A$AP Rocky appears in court as his lawyers try to keep him from going to trial in shooting case
LOS ANGELES (AP) — A$AP Rocky appeared in a Los Angeles court Monday, where he could learn whether he will be ordered to trial on allegations that he fired a gun at a former friend and collaborator outside a Hollywood hotel.
A Los Angeles judge is set to hear evidence Monday against the 35-year-old rap star and father of two children with Rihanna as he decides whether he should stand trial on two felony counts of assault with a semiautomatic firearm. He has pleaded not guilty.
Prosecutors allege that outside the W. Hotel in Hollywood on Nov. 6, 2021, Rocky pointed a handgun at Terell Ephron, then in a confrontation soon after fired shots that grazed Ephron’s knuckles and left him with minor injuries.
At the first day of the hearing earlier this month, Ephron, who once went by A$AP Relli, testified that he and Rocky were close friends as teens along with the other members of the A$AP collective, a group of New York high school students who sought to make music and pursue other art forms.
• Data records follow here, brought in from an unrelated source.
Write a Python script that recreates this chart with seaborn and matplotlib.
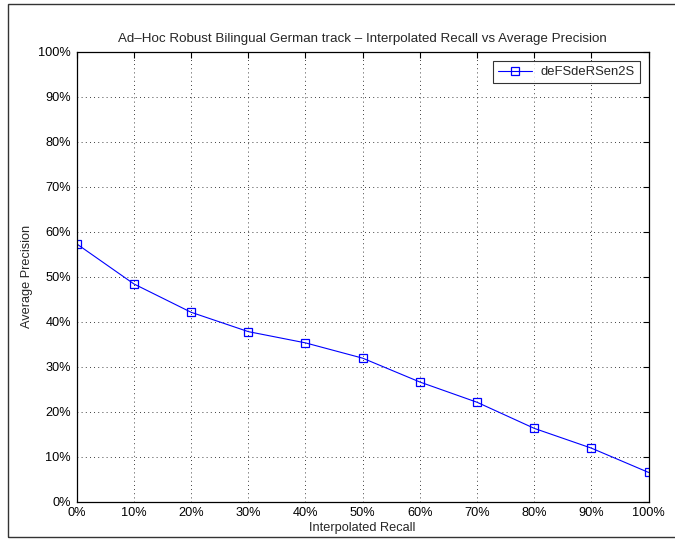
import numpy as np
import pandas as pd
import matplotlib
matplotlib.use('Agg')
import matplotlib.pyplot as plt
import seaborn as sns
from matplotlib.patches import Rectangle
from matplotlib.ticker import PercentFormatter

sns.set_theme(style='white')
plt.rcParams['font.family'] = ['Liberation Sans', 'DejaVu Sans']

# 데이터
recall = [0, 10, 20, 30, 40, 50, 60, 70, 80, 90, 100]
precision = [57.3, 48.4, 42.1, 37.8, 35.3, 31.9, 26.6, 22.1, 16.3, 11.9, 6.5]
run_name = 'deFSdeRSen2S'

df = pd.DataFrame({'recall': recall, 'precision': precision})

fig = plt.figure(figsize=(6.75, 5.41), dpi=100)
ax = fig.add_axes([0.1136, 0.0726, 0.8474, 0.8318])

sns.lineplot(data=df, x='recall', y='precision', ax=ax, color='#0000ff',
             marker='s', markersize=5.5, markerfacecolor='none',
             markeredgecolor='#0000ff', markeredgewidth=0.9,
             linewidth=0.8, label=run_name)

ax.set_xlim(0, 100)
ax.set_ylim(0, 100)
ax.set_xticks(np.arange(0, 101, 10))
ax.set_yticks(np.arange(0, 101, 10))
ax.xaxis.set_major_formatter(PercentFormatter(decimals=0))
ax.yaxis.set_major_formatter(PercentFormatter(decimals=0))
ax.tick_params(direction='in', length=4, width=0.8, labelsize=9.2,
               top=True, right=True, colors='black', pad=4)
ax.grid(True, color='black', linestyle=(0, (1, 4)), linewidth=0.6)
for s in ax.spines.values():
    s.set_color('black')
    s.set_linewidth(0.9)

ax.set_title('Ad\u2013Hoc Robust Bilingual German track \u2013 Interpolated Recall vs Average Precision',
             fontsize=9.6, pad=7)
ax.set_xlabel('Interpolated Recall', fontsize=9.2, labelpad=2)
ax.set_ylabel('Average Precision', fontsize=9.2, labelpad=4)

leg = ax.legend(loc='upper right', fontsize=9.4, frameon=True, fancybox=False,
                borderpad=0.4, handlelength=2.6, handletextpad=0.6, borderaxespad=0.7)
leg.get_frame().set_edgecolor('black')
leg.get_frame().set_linewidth(0.8)

# 바깥 테두리
fig.patches.append(Rectangle((8/675, 4/541), 1.0, 533/541, transform=fig.transFigure,
                             fill=False, edgecolor='#333333', linewidth=1.0))

fig.savefig('out.png', dpi=100)
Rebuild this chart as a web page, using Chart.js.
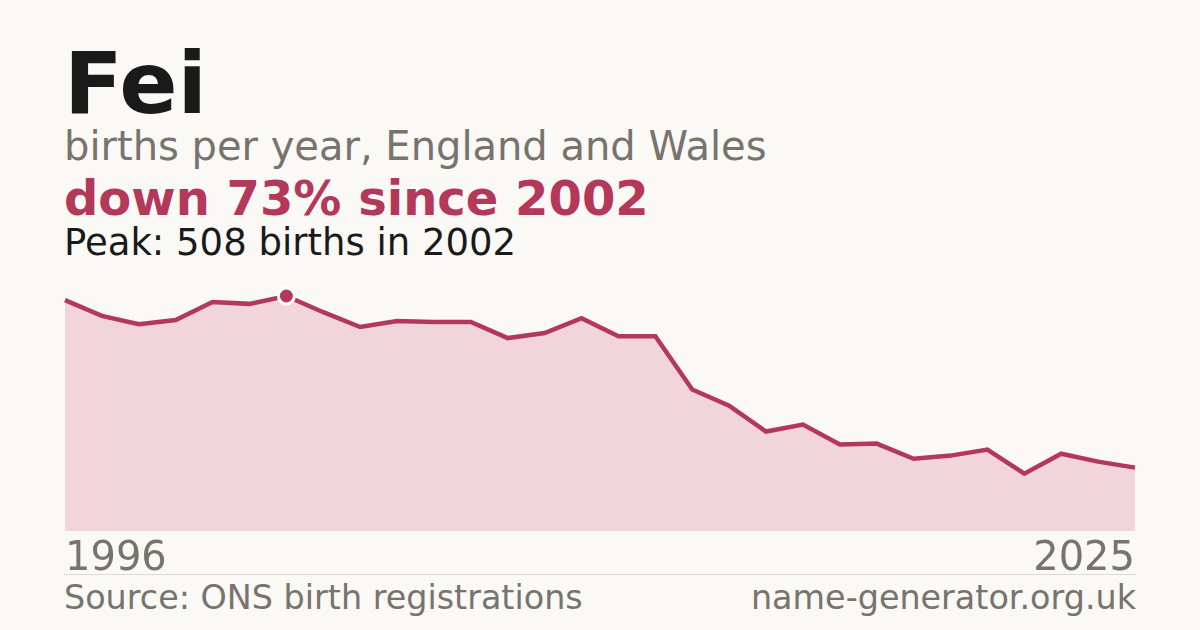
<!DOCTYPE html>
<html>
<head>
<meta charset="utf-8">
<script src="https://cdn.jsdelivr.net/npm/chart.js@4.4.1/dist/chart.umd.min.js"></script>
<style>
  html, body { margin: 0; padding: 0; }
  body {
    width: 1200px; height: 630px; overflow: hidden;
    background: #faf9f5; position: relative;
    font-family: "DejaVu Sans", sans-serif;
  }
  .t { position: absolute; left: 64px; line-height: 1; white-space: nowrap; }
  #title { top: 40px; font-size: 86px; font-weight: bold; color: #1a1a1a; }
  #sub { top: 126px; font-size: 40px; color: #78736c; }
  #change { top: 174px; font-size: 48px; font-weight: bold; color: #b3385a; }
  #peak { top: 224px; font-size: 37px; color: #1a1a1a; }
  #rule { position: absolute; left: 64px; top: 574px; width: 1072px; height: 1px; background: #dedbd4; }
  #source { top: 581px; font-size: 33.4px; color: #78736c; }
  #site { top: 581px; left: auto; right: 64px; font-size: 33.4px; color: #78736c; }
  #wrap { position: absolute; left: 64px; top: 286px; width: 1072px; height: 295px; }
</style>
</head>
<body>
<div class="t" id="title">Fei</div>
<div class="t" id="sub">births per year, England and Wales</div>
<div class="t" id="change">down 73% since 2002</div>
<div class="t" id="peak">Peak: 508 births in 2002</div>
<div id="rule"></div>
<div class="t" id="source">Source: ONS birth registrations</div>
<div class="t" id="site">name-generator.org.uk</div>
<div id="wrap"><canvas id="chart"></canvas></div>

<script>
const years = [
  "1996", "1997", "1998", "1999", "2000", "2001", "2002", "2003", "2004", "2005",
  "2006", "2007", "2008", "2009", "2010", "2011", "2012", "2013", "2014", "2015",
  "2016", "2017", "2018", "2019", "2020", "2021", "2022", "2023", "2024", "2025"
];
const births = [
  499, 465, 447, 456, 495, 491, 508, 473, 441, 454,
  452, 452, 417, 428, 460, 421, 421, 306, 271, 215,
  230, 187, 189, 156, 163, 176, 124, 167, 150, 137
];

const lineColor = "#b3385a";
const peakValue = Math.max(...births);
const peakIndex = births.indexOf(peakValue);

const ctx = document.getElementById("chart").getContext("2d");
new Chart(ctx, {
  type: "line",
  data: {
    labels: years,
    datasets: [
      {
        data: births,
        borderColor: lineColor,
        borderWidth: 4.5,
        backgroundColor: "#f1d5db",
        fill: "origin",
        tension: 0,
        clip: false,
        pointRadius: births.map((v, i) => (i === peakIndex ? 8 : 0)),
        pointBackgroundColor: lineColor,
        pointBorderColor: "#ffffff",
        pointBorderWidth: 3,
        pointHoverRadius: 0,
      },
    ],
  },
  options: {
    responsive: true,
    maintainAspectRatio: false,
    animation: false,
    layout: { padding: { top: 10, left: 0, right: 0, bottom: 0 } },
    plugins: {
      legend: { display: false },
      tooltip: { enabled: false },
    },
    scales: {
      x: {
        grid: { display: false },
        border: { display: false },
        ticks: {
          autoSkip: false,
          maxRotation: 0,
          align: "inner",
          padding: 1,
          color: "#78736c",
          font: { family: "DejaVu Sans", size: 40, lineHeight: 1 },
          callback: function (value, index) {
            return index === 0 || index === years.length - 1 ? years[index] : "";
          },
        },
      },
      y: {
        display: false,
        min: 0,
        max: peakValue,
      },
    },
  },
});
</script>
</body>
</html>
He said their friendship lasted until well after Rocky became a star, but began to fray after he felt that Rocky had failed to follow through on promised business ventures and had neglected the other members of their high school collective, who were having difficult lives. The tension came to a head when the shots were fired in 2021, he said.
Prosecutors also played surveillance video that captured part of the incident. It appears to show Rocky brandishing a gun and possibly firing it, though his lawyers deny that he did so.
Now, Rocky is being represented in the Los Angeles case by Trump lawyer Joe Tacopina, who representing the ex-president in his New York criminal case and others.
Tacopina took on Ephron in contentious cross-examination during his Nov. 8 testimony, suggesting with his questioning that Ephron was fabricating the incident for financial gain because he has also filed a civil lawsuit.
In California courts, preliminary hearings like these are a sort of miniature version of a trial, with only a judge deciding whether sufficient evidence exists to move forward. The standard of proof for doing so is far lower than what’s required for criminal guilt.
Superior Court Judge M.L. Villar could make a decision on moving forward to trial as early as Monday, though the testimony or his ruling could take longer.